The feasibility of soil moisture retrieval from C-band Sentinel-1 data has been widely acknowledged, with pre-operational 1-km products currently available at regional and/or continental scale using the long-term (LTCD) or short-term change detection (STCD) methods. Both algorithms share the same assumptions of time-invariant roughness and vegetation, which can be questionable even for a short period of 4 Sentinel-1 acquisitions (18–36 days).

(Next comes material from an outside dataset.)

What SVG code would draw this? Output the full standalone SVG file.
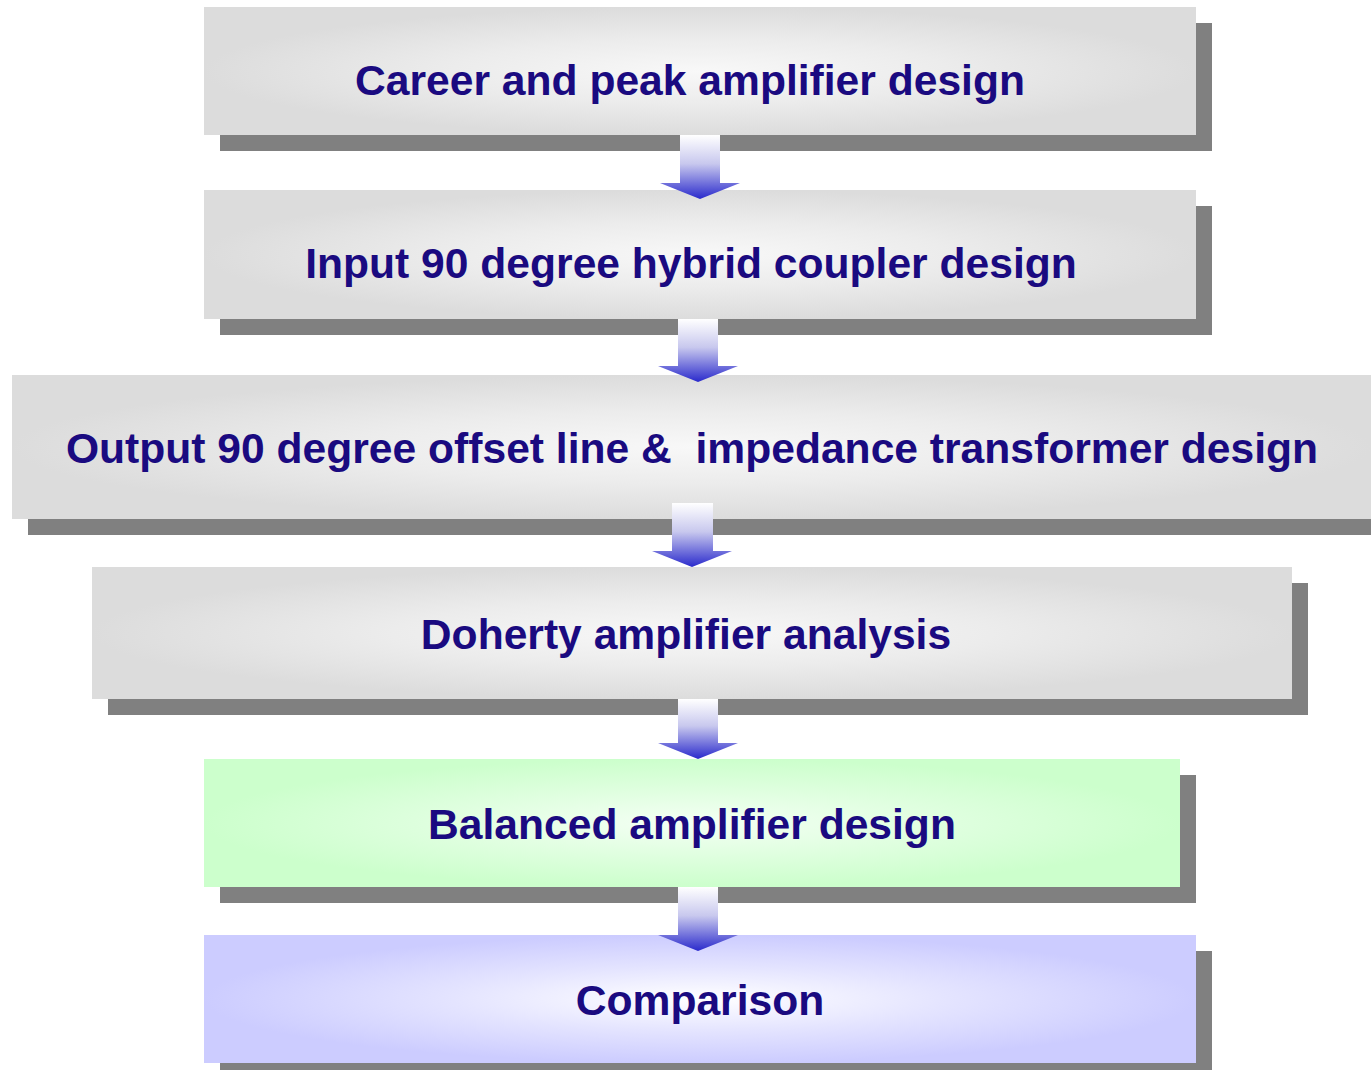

An advanced change detection (ACD) method is proposed in this study for an improved soil moisture retrieval from Sentinel-1 data, including two main modifications with respect to the existing STCD methods: i) approximating the effect of temporal varying vegetation on the Sentinel-1 backscatter as a variation in the two-way attenuation, and ii) a temporal soil moisture constraint based on the coarse Soil Moisture Active Passive (SMAP) soil moisture product to partly remove the uncertainty caused by vegetation and/or roughness changes. The evaluation, based on time-series observations from 34 OzNet stations and ground samples collected during the Fifth Soil Moisture Active and Passive Experiment (SMAPEx-5) showed that the ACD improved the correlation coefficient (R), root mean square error (RMSE) and un biased RMSE (ubRMSE), achieving 0.66, 0.071 m3/m3 and 0.071 m3/m3 at the point scale, 0.77, 0.063 m3/m3 and 0.051 m3/m3 at 1-km scale, 0.80, 0.055 m3/m3 and 0.050 m3/m3 at 3-km scale. The contribution of the two modifications was further investigated using 559 stations from 22 networks across the world, showing that: i) the two modifications can increase R by 0.08–0.13 and reduce the retrieval RMSE by 0.009–0.013 m3/m3 (10% - 15% relative), and ii) the retrieval over densely vegetated areas or areas with large temporal vegetation variation can benefit more from the proposed modifications. The ACD achieved stable performance for various Sentinel-1 orbits/passes and maintained a stable performance for retrieval windows up to 30 Sentinel-1 acquisitions, providing a promising alternative for achieving consistent soil moisture retrievals from Sentinel-1.
- Change detection
- High resolution
- Soil moisture
- Synthetic aperture radar (SAR)